Kadoski hopes to recapture her fascinating life through theatre and song. The best way to do that, she said, was to actually experience the place Jordan called home for 65 years.
“The cabin she’d lived in [33 miles north of Tofino] had fallen down in 1985 and when I was there from 2007 to 2010, I was living in a caretaker’s cabin that had been built nearby, in fact I could see the chimney of her old cabin from where I was,” said Kadoski on Tuesday.
The land itself helped to tell the story, she said.
“I could see the hard day-to-day work that had gone on years before to clear the land and then, there were lots of reminders.
A bucket washed up on shore and I imagined she would have carried that with her to do her chores. All these things helped me build the character.”
Kadoski lives in Sooke, B.C. and she teaches voice, piano and guitar. Early on, she performed at music festivals, in choirs and in musical theatre. She was classically trained in voice (Royal Conservatory of Music.)

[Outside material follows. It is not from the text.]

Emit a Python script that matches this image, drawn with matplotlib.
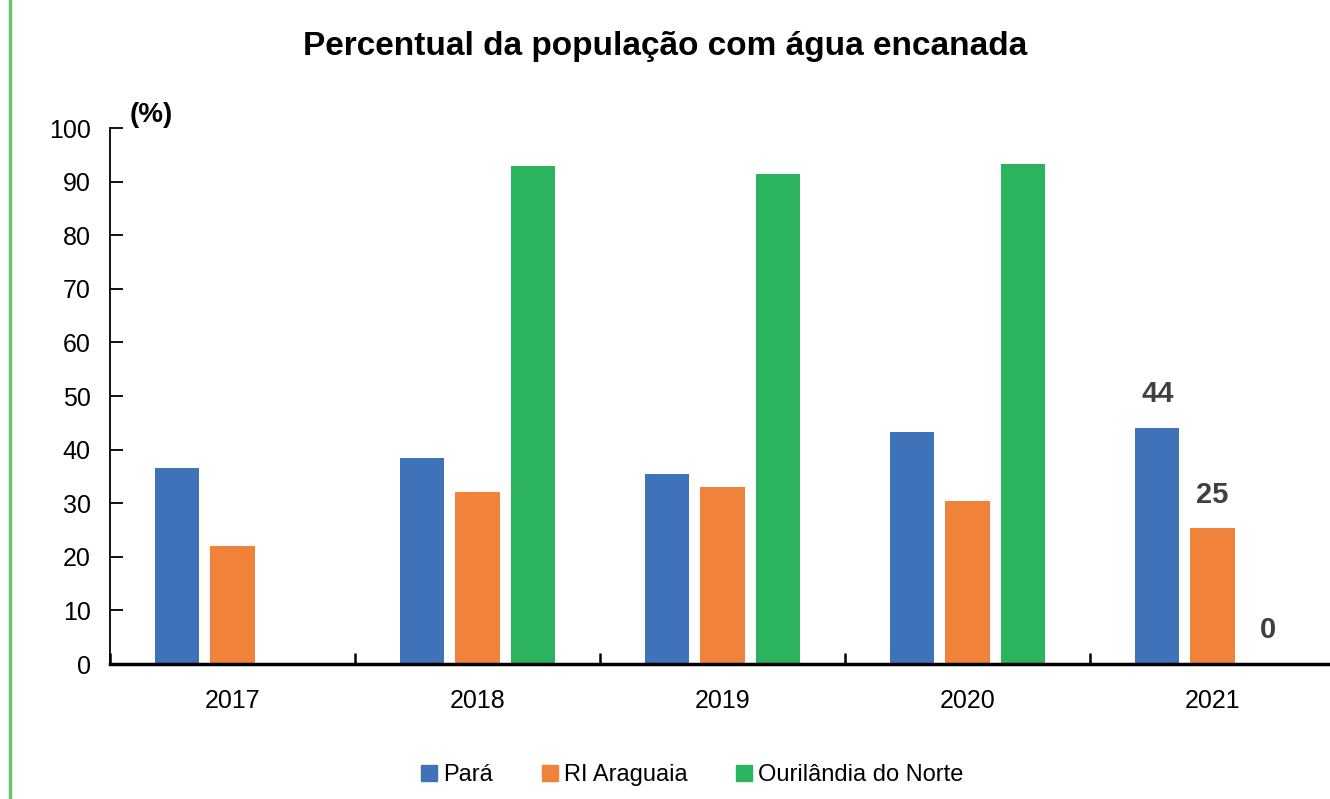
import numpy as np
import matplotlib
matplotlib.use("Agg")
import matplotlib.pyplot as plt
from matplotlib.lines import Line2D

# ── data ────────────────────────────────────────────────────────────────────
years = ["2017", "2018", "2019", "2020", "2021"]
para = [36.5, 38.5, 35.4, 43.3, 44.0]
araguaia = [22.1, 32.0, 33.0, 30.4, 25.3]
ourilandia = [0.0, 92.9, 91.5, 93.2, 0.0]
series_names = ["Pará", "RI Araguaia", "Ourilândia do Norte"]
colors = ["#3f72b8", "#f0823a", "#2bb35e"]
labels_2021 = [44, 25, 0]

plt.rcParams["font.family"] = ["Liberation Sans Narrow", "Liberation Sans", "DejaVu Sans"]

fig = plt.figure(figsize=(13.3, 7.99), dpi=100)
ax = fig.add_axes([110 / 1330, 1 - 664 / 799, 1225 / 1330, 536 / 799])

x = np.arange(len(years))
w, step = 0.18, 0.225
for i, (vals, c) in enumerate(zip([para, araguaia, ourilandia], colors)):
    ax.bar(x + (i - 1) * step, vals, width=w, color=c, zorder=2)
    # value labels only on the last year
    ax.text(x[-1] + (i - 1) * step, vals[-1] + 6.3, str(labels_2021[i]),
            ha="center", va="center", fontsize=21, fontweight="bold",
            color="#404040")

ax.set_xlim(-0.5, len(years) - 0.5)
ax.set_ylim(0, 100)
ax.set_yticks(range(0, 101, 10))
ax.tick_params(axis="y", direction="in", length=9, width=1.3,
               labelsize=18, pad=14, colors="black")
ax.set_xticks(np.arange(-0.5, len(years), 1.0))
ax.set_xticklabels([])
ax.set_xticks(x, minor=True)
ax.set_xticklabels(years, minor=True)
ax.tick_params(axis="x", which="major", direction="in", length=8, width=1.8)
ax.tick_params(axis="x", which="minor", length=0, labelsize=18, pad=18)

for s in ["top", "right"]:
    ax.spines[s].set_visible(False)
ax.spines["left"].set_linewidth(1.3)
ax.spines["bottom"].set_linewidth(2.5)

ax.text(0.016, 1.0, "(%)", transform=ax.transAxes, fontsize=20,
        fontweight="bold", va="bottom", ha="left")

fig.text(0.5, 1 - 47 / 799, "Percentual da população com água encanada",
         ha="center", va="center", fontsize=24, fontweight="bold")

handles = [Line2D([], [], marker="s", linestyle="", markersize=12, color=c)
           for c in colors]
fig.legend(handles, series_names, loc="center", bbox_to_anchor=(0.52, 1 - 775 / 799),
           ncol=3, frameon=False, fontsize=17, handletextpad=0.2,
           columnspacing=2.0, handlelength=0.8)

# green vertical rule on the left edge
fig.add_artist(Line2D([10 / 1330, 10 / 1330], [0, 1], color="#6cc46c", lw=2.5,
                      transform=fig.transFigure))

fig.savefig("out.png", dpi=100)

She also plays several instruments including piano, banjo, didgeridoo, penny whistle, drum and harmonica. She had a five-piece band called Honeygirl and they played Celtic, folk, rock, pop, bluegrass and other music.
How much of Cougar Annie’s story is folklore, how much is true?
Amazingly, Kadoski says, historical references and documents she has found support the fact Jordan was one amazing woman.
“People are fascinated by her life as an early pioneer bounty hunter. It is true that by 1957, Cougar Annie had killed 62 cougars – after that the numbers may have been exaggerated but it is still remarkable.”
What has the audience reaction to Cougar Annie Tales been so far?
“I’ve had people come up to me after the show who offered me old photographs they have of the area or the people who lived there and they have stories of their own to share. So my [theatrical] piece changes a little as I go along and as I add new things to it.”
Kadoski performs with projected backdrop of photos, letters and documents for historical context and there are props used on stage that add to the audience’s understanding of the setting, life and times of the main character.
Cougar Annie gets easier to portray over time, Kadoski says, but the little vignettes that connect minor characters have taken time to bring together.
In the play she makes use of real-life letters between Jordan and other people and she uses folk ballads to help move the story along.
The important thing in doing the show is what it can teach us, says Kadoski.
“Being that it is a real -life story, I think it has the power to teach people about the power of creativity and believing in yourself, against all odds. I think it also gives people a new context with which to look at their own things.”
Cougar Annie Tales comes to Artspace, above Books and Company, on Saturday, March 21. Doors open at 7 p.m. The play starts at 7:30 p.m. Advance tickets are $18 ($15 for students and seniors.).